The technological world that emerges requires new qualifications, which could be called new literacies where the skills of the 21st century are in the process of radical redefinition.

Although there are great opportunities that can be exploited with the right answers, it is a fact that disruption, the accelerated transformation of occupations, and the risk of greater inequality are also three major challenges when we talk about the impact of new technologies on the world of work.

What is the current situation of young people in Latin America?

There are approximately 108 million young people between the ages of 15 and 24 in Latin America and the Caribbean, which represents 18 per cent of the total population.

Of these, 37 million only study, 35 million only work, and 13 million work and study. But a very high proportion of those who work or work and study do so in informal activities, about 56 per cent.

Twenty-one million young people are NiNis: neither study nor work. Of this total, 24 per cent sought employment and the rest, 76 per cent did not seek it. Of the total number of NiNis not seeking employment, 11 million were engaged in domestic chores - the vast majority (91 per cent) of them being young women. This is possibly related to cultural patterns that hinder the integration of these young women into the labour market.

This leaves 5.3 million young people who do not work, study, or do household chores; they represent the ‘hard core’ of excluded youth. In summary, more than one in four of all young people in the region are unemployed or are NiNis, and one in two who work do informal work.

What measures can be implemented to promote youth employment?

Quality education and vocational training to improve employability and facilitate the transition from education to work; active labour market policies, including employment services and programs, special contracts for youth and others; the promotion of respect for labour rights and the non-discriminatory treatment of young people; and policies that stimulate and develop the demand for employment by companies, ranging from development policies and productive diversification to support to SMEs.

What is the role of public-private partnerships and partnerships in youth employment training?

In all types of programs to promote youth employment, businesses and public-private partnerships have a vital role to play. It is a fertile ground for corporate social responsibility, but it is an issue that goes far beyond social responsibility. It is something that can and should be central to the competitive development of companies. For them, the challenge is how to incorporate new technologies into their business models to remain sustainable and competitive in a world of rapid innovation.

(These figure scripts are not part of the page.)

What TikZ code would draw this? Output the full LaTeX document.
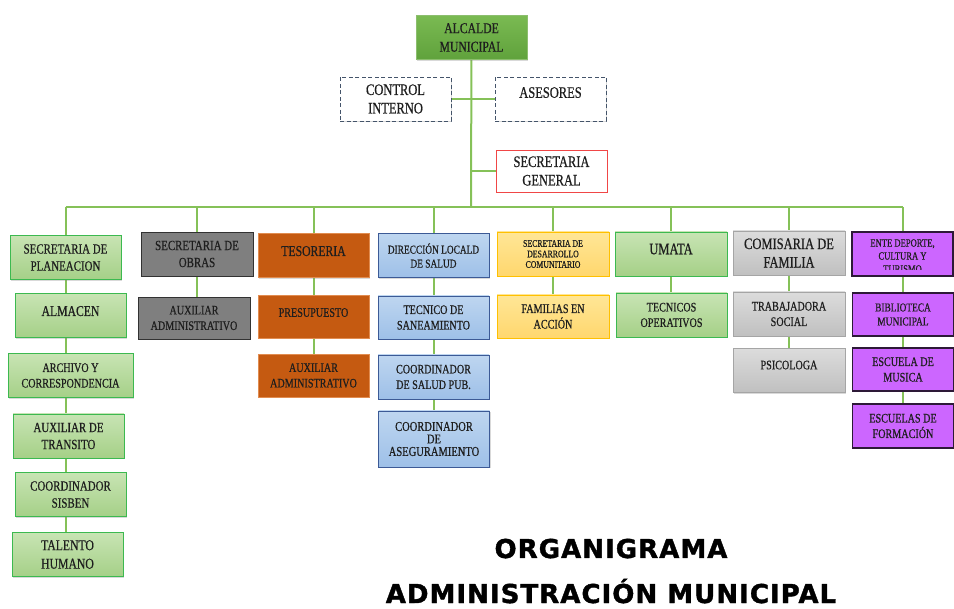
\documentclass[tikz,border=0pt]{standalone}
\usepackage{fontspec}
\usepackage{xcolor}
\usetikzlibrary{shadows,backgrounds}

\newfontfamily\boxfont[FakeStretch=0.78,FakeBold=0.6]{Liberation Serif}
\newfontfamily\titlefont[LetterSpace=4,FakeBold=1.5]{DejaVu Sans Bold}

\definecolor{linkgreen}{RGB}{133,193,88}
\definecolor{boxtext}{RGB}{30,30,30}
\definecolor{mayorA}{RGB}{122,186,82}
\definecolor{mayorB}{RGB}{96,162,60}
\definecolor{mayorline}{RGB}{140,190,110}
\definecolor{advisor}{RGB}{68,84,106}
\definecolor{secred}{RGB}{240,70,70}
\definecolor{planA}{RGB}{200,228,180}
\definecolor{planB}{RGB}{165,208,135}
\definecolor{planline}{RGB}{60,185,80}
\definecolor{worksgray}{RGB}{127,127,127}
\definecolor{worksline}{RGB}{50,50,50}
\definecolor{treasury}{RGB}{197,90,17}
\definecolor{treasuryline}{RGB}{225,140,80}
\definecolor{healthA}{RGB}{190,214,240}
\definecolor{healthB}{RGB}{158,192,232}
\definecolor{healthline}{RGB}{60,90,150}
\definecolor{devA}{RGB}{255,230,150}
\definecolor{devB}{RGB}{255,215,110}
\definecolor{devline}{RGB}{255,192,0}
\definecolor{familyA}{RGB}{220,220,220}
\definecolor{familyB}{RGB}{192,192,192}
\definecolor{familyline}{RGB}{165,165,165}
\definecolor{culture}{RGB}{204,102,255}
\definecolor{cultureline}{RGB}{45,25,55}

\begin{document}
\begin{tikzpicture}[x=1pt, y=-1pt,
    unit/.style={draw, line width=0.9pt, minimum width=111pt, minimum height=44pt,
        align=center, inner sep=2pt, text=boxtext,
        drop shadow={shadow xshift=1.2pt, shadow yshift=-1.2pt, opacity=0.3}},
    link/.style={draw=linkgreen, line width=2pt},
    mayor/.style={top color=mayorA, bottom color=mayorB, draw=mayorline},
    advice/.style={draw=advisor, dash pattern=on 4pt off 2.5pt, fill=white, drop shadow={opacity=0}},
    general/.style={draw=secred, fill=white},
    plan/.style={top color=planA, bottom color=planB, draw=planline},
    works/.style={fill=worksgray, draw=worksline},
    money/.style={fill=treasury, draw=treasuryline},
    health/.style={top color=healthA, bottom color=healthB, draw=healthline},
    develop/.style={top color=devA, bottom color=devB, draw=devline},
    family/.style={top color=familyA, bottom color=familyB, draw=familyline},
    sport/.style={fill=culture, draw=cultureline, line width=1.3pt},
    raised/.style={text depth=#1},
    sz16/.style={font=\boxfont\fontsize{16}{18.5}\selectfont},
    sz15/.style={font=\boxfont\fontsize{15}{18.5}\selectfont},
    sz14/.style={font=\boxfont\fontsize{14}{17}\selectfont},
    sz13/.style={font=\boxfont\fontsize{13}{15.5}\selectfont},
    sz12/.style={font=\boxfont\fontsize{12}{14}\selectfont},
    headline/.style={font=\titlefont\fontsize{26}{30}\selectfont, anchor=base}]

    \useasboundingbox (0,0) rectangle (954,609);

    % Mayor and staff
    \node[unit, mayor, sz15] (alcalde) at (471.5,37.5) {ALCALDE\\MUNICIPAL};
    \node[unit, advice, sz16] (control) at (395.5,99) {CONTROL\\INTERNO};
    \node[unit, advice, sz16, raised=13pt] (asesores) at (550.5,99) {ASESORES};
    \node[unit, general, sz16, minimum height=42pt] (secgen) at (551.5,171) {SECRETARIA\\GENERAL};
    \coordinate (bus) at (471,207);

    % Planeacion column
    \node[unit, plan, sz14] (plan) at (65.5,257.5) {SECRETARIA DE\\PLANEACION};
    \node[unit, plan, sz15, raised=9pt] (alm) at (70.5,315.5) {ALMACEN};
    \node[unit, plan, sz13, minimum width=125pt] (arch) at (70.5,375.5) {ARCHIVO Y\\CORRESPONDENCIA};
    \node[unit, plan, sz14] (trans) at (68.5,436) {AUXILIAR DE\\TRANSITO};
    \node[unit, plan, sz14] (sisben) at (70.5,494.5) {COORDINADOR\\SISBEN};
    \node[unit, plan, sz15] (talento) at (67.5,554.5) {TALENTO\\HUMANO};

    % Obras column
    \node[unit, works, sz14, minimum width=112pt] (obras) at (197,254) {SECRETARIA DE\\OBRAS};
    \node[unit, works, sz13, minimum width=112pt, minimum height=42pt] (auxob) at (194,318) {AUXILIAR\\ADMINISTRATIVO};

    % Tesoreria column
    \node[unit, money, sz15, raised=9pt] (tes) at (313.5,255.5) {TESORERIA};
    \node[unit, money, sz13, raised=8pt, minimum height=43pt] (pres) at (313.5,316.5) {PRESUPUESTO};
    \node[unit, money, sz13, minimum height=43pt] (auxtes) at (313.5,375.5) {AUXILIAR\\ADMINISTRATIVO};

    % Salud column
    \node[unit, health, sz12] (salud) at (433.5,255.5) {DIRECCIÓN LOCALD\\DE SALUD};
    \node[unit, health, sz13, minimum height=43pt] (tecsan) at (433.5,317.5) {TECNICO DE\\SANEAMIENTO};
    \node[unit, health, sz13] (coordsp) at (433.5,377) {COORDINADOR\\DE SALUD PUB.};
    \node[unit, health, font=\boxfont\fontsize{13.5}{12.5}\selectfont, minimum height=56pt] (coordas) at (434,439) {COORDINADOR\\DE\\ASEGURAMIENTO};

    % Desarrollo column
    \node[unit, develop, font=\boxfont\fontsize{10}{10.5}\selectfont, minimum width=112pt] (desa) at (553,254) {SECRETARIA DE\\DESARROLLO\\COMUNITARIO};
    \node[unit, develop, sz13, minimum width=112pt, minimum height=43pt] (fam) at (553,316.5) {FAMILIAS EN\\ACCIÓN};

    % UMATA column
    \node[unit, plan, sz16, raised=10pt, minimum width=112pt] (umata) at (671,254) {UMATA};
    \node[unit, plan, sz13] (tecop) at (671.5,315) {TECNICOS\\OPERATIVOS};

    % Comisaria column
    \node[unit, family, sz16, minimum width=112pt] (comis) at (789,253) {COMISARIA DE\\FAMILIA};
    \node[unit, family, sz13, minimum width=112pt] (trab) at (789,314) {TRABAJADORA\\SOCIAL};
    \node[unit, family, sz13, raised=11pt, minimum width=112pt] (psico) at (789,370.5) {PSICOLOGA};

    % Deporte column
    \node[unit, sport, minimum width=101pt] (ente) at (902.5,254) {};
    \begin{scope}
        \clip (ente.north west) rectangle ([yshift=7pt]ente.south east);
        \node[align=center, text=boxtext, font=\boxfont\fontsize{11}{13}\selectfont] (entetext) at ([yshift=-2pt]ente.center) {ENTE DEPORTE,\\CULTURA Y\\TURISMO};
    \end{scope}
    \node[unit, sport, sz12, minimum width=101pt, minimum height=43pt] (biblio) at (903,314.5) {BIBLIOTECA\\MUNICIPAL};
    \node[unit, sport, sz13, minimum width=101pt, minimum height=43pt] (musica) at (903,369.5) {ESCUELA DE\\MUSICA};
    \node[unit, sport, sz13, minimum width=101pt] (formacion) at (903,426) {ESCUELAS DE\\FORMACIÓN};

    % Connectors behind the boxes
    \begin{scope}[on background layer]
        \draw[link] (alcalde) -- (bus);
        \draw[link] (control) -- (asesores);
        \draw[link] (secgen) -- (secgen -| alcalde);
        \draw[link] (plan |- bus) -- (ente |- bus);
        \foreach \head in {plan,obras,tes,salud,desa,umata,comis,ente}
            \draw[link] (\head) -- (\head |- bus);
        \foreach \top/\last in {plan/talento,obras/auxob,tes/auxtes,salud/coordas,desa/fam,umata/tecop,comis/psico,ente/formacion}
            \draw[link] (\top) -- (\top |- \last);
    \end{scope}

    % Title
    \node[headline] (orga) at (611,558) {ORGANIGRAMA};
    \node[headline] (admin) at (611,603) {ADMINISTRACIÓN MUNICIPAL};
\end{tikzpicture}
\end{document}
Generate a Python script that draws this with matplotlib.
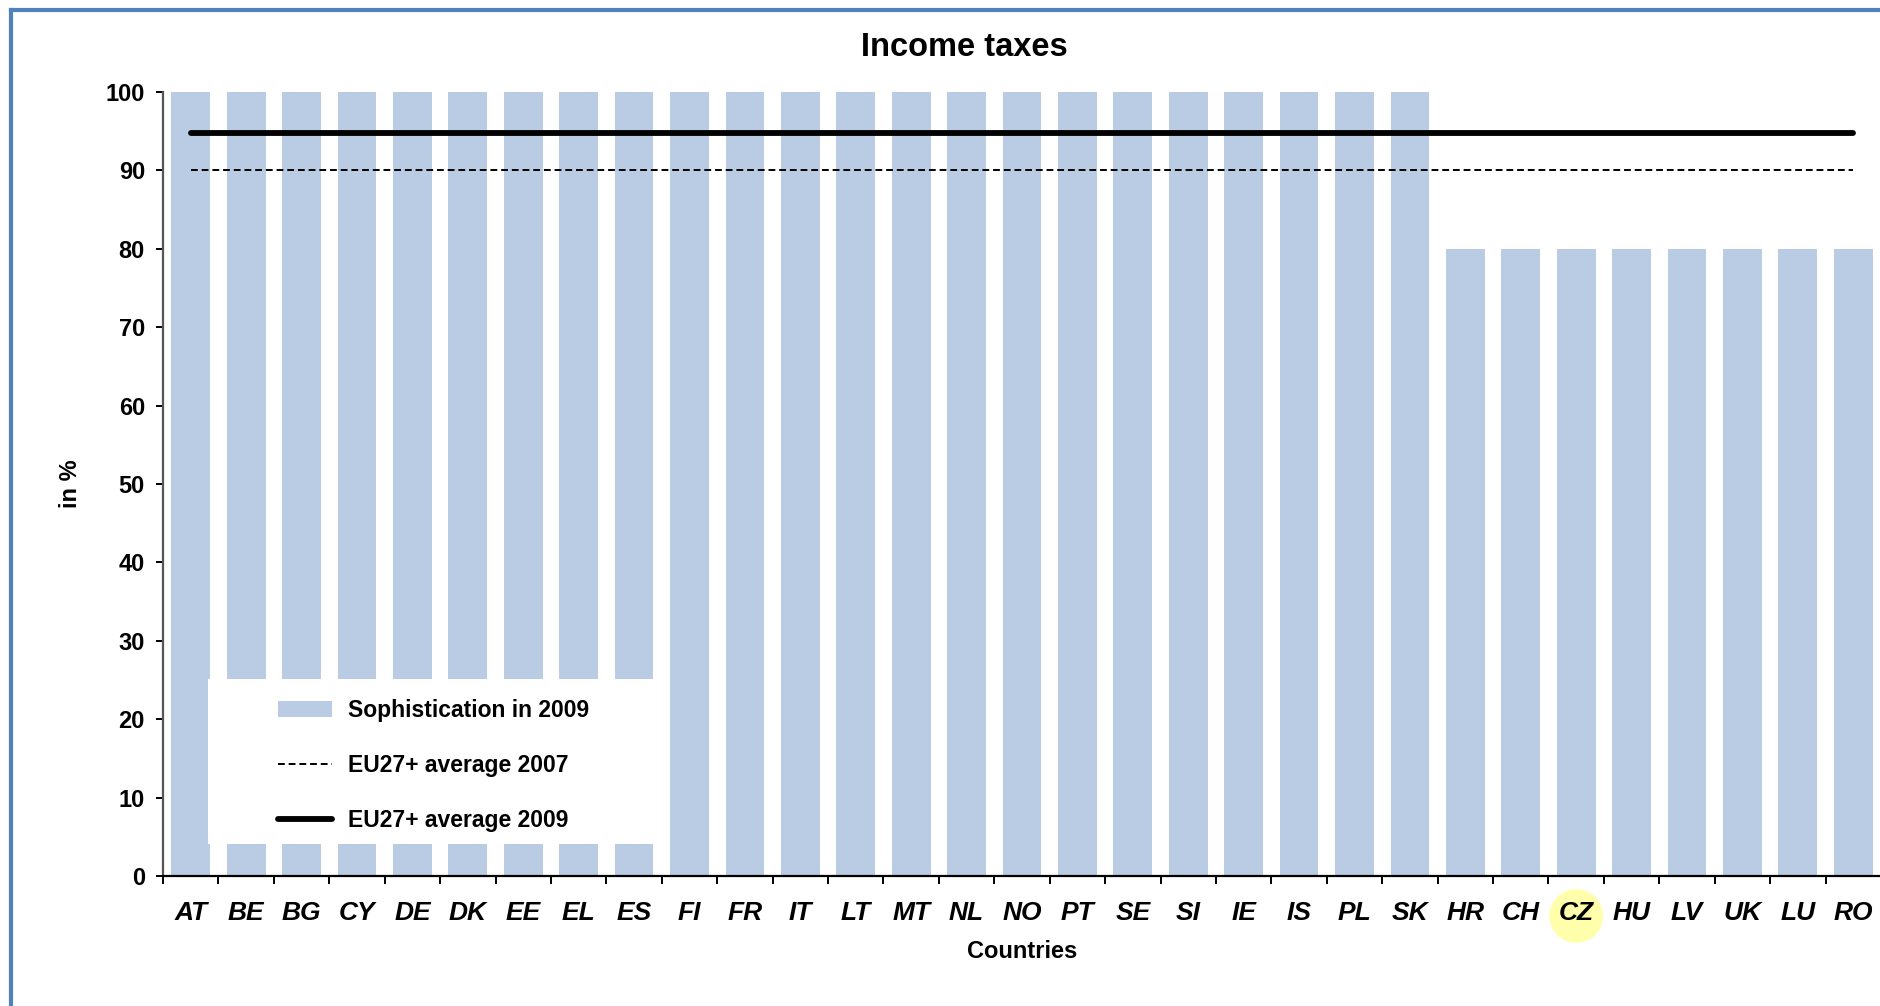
import matplotlib
matplotlib.use("Agg")
import matplotlib.pyplot as plt
from matplotlib.lines import Line2D
from matplotlib.patches import Rectangle
import matplotlib.transforms as mtransforms
import numpy as np

plt.rcParams['font.family'] = ['Liberation Sans', 'DejaVu Sans']

# ---- data ----
countries = ["AT", "BE", "BG", "CY", "DE", "DK", "EE", "EL", "ES", "FI", "FR", "IT",
             "LT", "MT", "NL", "NO", "PT", "SE", "SI", "IE", "IS", "PL", "SK", "HR",
             "CH", "CZ", "HU", "LV", "UK", "LU", "RO"]
sophistication_2009 = [100, 100, 100, 100, 100, 100, 100, 100, 100, 100, 100, 100,
                       100, 100, 100, 100, 100, 100, 100, 100, 100, 100, 100, 80,
                       80, 80, 80, 80, 80, 80, 80]
eu_avg_2007 = 90.0
eu_avg_2009 = 94.8
y_ticks = [0, 10, 20, 30, 40, 50, 60, 70, 80, 90, 100]
highlighted = "CZ"

title = "Income taxes"
x_label = "Countries"
y_label = "in %"
legend_labels = ["Sophistication in 2009", "EU27+ average 2007", "EU27+ average 2009"]

# ---- figure ----
W, H = 1881, 1006
fig = plt.figure(figsize=(W / 100, H / 100), dpi=100)
ax = fig.add_axes([163 / W, 1 - 876 / H, 1 - 163 / W, (876 - 92) / H])

x = np.arange(len(countries))
bars = ax.bar(x, sophistication_2009, width=0.7, color="#B9CCE4", zorder=2,
              label=legend_labels[0])
l07, = ax.plot(x, [eu_avg_2007] * len(x), color="black", lw=1.4,
               linestyle=(0, (3.5, 2)), zorder=3, label=legend_labels[1])
l09, = ax.plot(x, [eu_avg_2009] * len(x), color="black", lw=4.2,
               solid_capstyle="round", zorder=3, label=legend_labels[2])

ax.set_xlim(-0.5, len(countries) - 0.5)
ax.set_ylim(0, 100)

for s in ["top", "right"]:
    ax.spines[s].set_visible(False)
ax.spines["left"].set_color("#555555")
ax.spines["left"].set_linewidth(1.6)
ax.spines["bottom"].set_color("black")
ax.spines["bottom"].set_linewidth(1.6)

ax.set_yticks(y_ticks)
ax.set_yticklabels([str(v) for v in y_ticks], fontsize=17, fontweight="bold")
ax.tick_params(axis="y", direction="out", length=5, width=1.4, pad=8, color="black")

ax.set_xticks(x)
ax.set_xticklabels(countries, fontsize=19, fontweight="bold", fontstyle="italic")
ax.set_xticks(np.arange(len(countries) + 1) - 0.5, minor=True)
ax.tick_params(axis="x", which="major", length=0, pad=18)
ax.tick_params(axis="x", which="minor", direction="out", length=6, width=1.4, color="black")

ax.set_xlabel(x_label, fontsize=17, fontweight="bold", labelpad=11)
ax.set_ylabel(y_label, fontsize=17, fontweight="bold", labelpad=17)

fig.text(964 / W, 1 - 47 / H, title, fontsize=23.5, fontweight="bold",
         ha="center", va="center")

# white legend box
ax.add_patch(Rectangle((0.0262, 0.041), 0.294 - 0.0262, 0.251 - 0.041,
                       transform=ax.transAxes, facecolor="white", edgecolor="none",
                       zorder=4))
leg = ax.legend(handles=[bars, l07, l09], labels=legend_labels,
                loc="center left", bbox_to_anchor=(0.067, 0.141),
                frameon=False, fontsize=16.5, handlelength=2.36, handleheight=0.7,
                handletextpad=0.68, labelspacing=1.38, borderpad=0,
                borderaxespad=0)
for t in leg.get_texts():
    t.set_fontweight("bold")
leg.set_zorder(5)

# highlight circle around one tick label
trans = mtransforms.blended_transform_factory(ax.transData, ax.transAxes)
hi = countries.index(highlighted)
ax.scatter([hi], [-0.051], s=1500, color="#FFFF66", alpha=0.55, edgecolors="none",
           transform=trans, clip_on=False, zorder=0.5)

# blue frame (left and top edges visible)
fig.add_artist(Line2D([11 / W, 11 / W], [0, 1 - 10 / H], transform=fig.transFigure,
                      color="#4F81BD", lw=3))
fig.add_artist(Line2D([11 / W, 1], [1 - 10 / H, 1 - 10 / H], transform=fig.transFigure,
                      color="#4F81BD", lw=3))

fig.savefig("out.png", dpi=100)
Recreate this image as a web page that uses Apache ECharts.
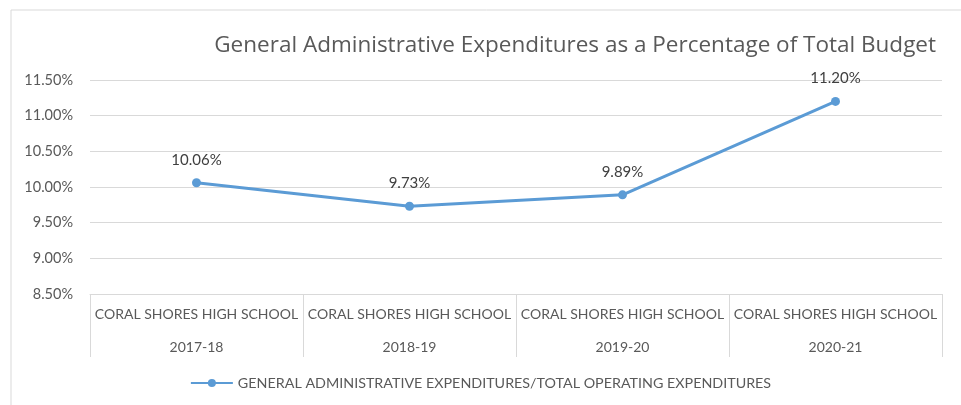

Can you give an example of how the International Labour Organization is promoting youth employment in Latin America?

Youth employment is one of the most important issues the ILO addresses in the region. This means there is permanent contact with member countries, as well as the constituents of our organization and youth organizations. We address issues such as developing policies and strategies to improve the employability of young people and increasing knowledge about the challenges of youth employment.

One area of particular action could be the support we offer from the Regional Office to the creation of local networks of GAN in Latin America. The GAN is the Global Distance Learning Network (Global Apprenticeship Network), an initiative, which was created by the ILO, and is now led by the International Organization of Employers (IOE). Several multinational companies are at the helm: Adecco, which currently holds the Presidency, Randstad, Samsung, Telefonica, Huawei, Erickson, Jindal Steel & Power, and others. There is much to do to establish good and large-scale learning systems in the region.

What are the characteristics of the production model in Latin America and how it can affect the future of work?

In terms of production, Latin America is characterized by a lack of productive diversification with a high degree of reliance on the export of a few primary products and raw materials, in addition to the predominance of micro and small enterprises, where informal employment is concentrated.

Thus, an important factor for the future of work is governmental policies fostering productive development which have been buried in the belief that the state should not intervene in certain ways in the economy.

But this ideological discussion is an obstacle to accelerating development. What is important, is to develop a pragmatic joint public-private and tripartite vision of the future concerning production and productive development, which is nothing more or less than a vision about the future of work and employment for young people.